Detroit's big three automakers - General Motors, Ford, and Chrysler - have until December 2 to present a plan to Congress on how they would use $25 billion of emergency loans. VOA's Barry Wood reports lawmakers and some auto dealers remain skeptical that current management can turn the industry around and restore leadership in innovation, quality, and design.

Successful car dealer Jack Fitzgerald is cross with America's big three automakers. A car salesman for over 40 years, Fitzgerald asks why Japan, and not Detroit, was first to bring hybrid and plug-in electric cars to market.

"You just plug it in," he said.

The Maryland auto dealer is furious that Detroit squandered its market dominance and allowed its Japanese competitors to seize global leadership. Fitzgerald says Detroit can get back in the game only if it produces the world's highest quality cars.

He said in disbelief, "Why are we closing up plants when we've got the best production people in the world? And we're closing plants and the rest of the world is coming over here to open them."

Fitzgerald agrees with those lawmakers who believe the current leaders of the car companies may be incapable of halting their industry's decline. Big three CEOs came in for criticism when they asked Congress for help.

"We are a bank and you need to think of us as a bank," said Rep. Jackie Speier,a Democrat from California. "We need some level of security that this loan is going to be paid back."

The Detroit executives were called arrogant, bureaucratic and unresponsive. And some in Congress called on the automakers to accept bankruptcy as a way to buy time to reorganize their businesses.

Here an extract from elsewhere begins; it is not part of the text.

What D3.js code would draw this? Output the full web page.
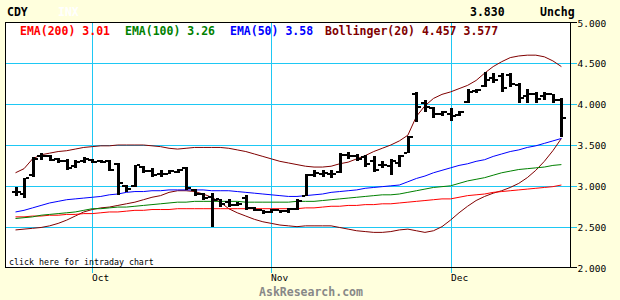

The Big Three CEO's rejected this, and car dealers like Fitzgerald agree bankruptcy would be catastrophic.

"Bankruptcy probably would be liquidation, not re-organization," he said.

The auto industry accounts for at least three percent of U.S. employment and economic output. The collapse of even one of the companies would be devastating to the industrial middle west.

This is why Kent Hughes, an economist at Washington's Woodrow Wilson Center, says the U.S. auto industry is too important to fail.

"I can't imagine ignoring an industry that directly accounts for three million jobs. Beyond that, autos are central to our whole manufacturing enterprise," he said.

Critics worry that Detroit's automakers will get their bailout but will not alter their non-competitive, high-cost ways. If that happens, says Fitzgerald, the industry's decline will continue and its fate will mirror that of Cadillac, a General Motors brand that was once synonymous with the highest quality.

"Cadillac sales [today] are dwarfed by sales of Lexus, BMW and Mercedes. And once upon a time Cadillac sold more than all of them put together."

Congress is likely to vote on auto industry assistance in early December.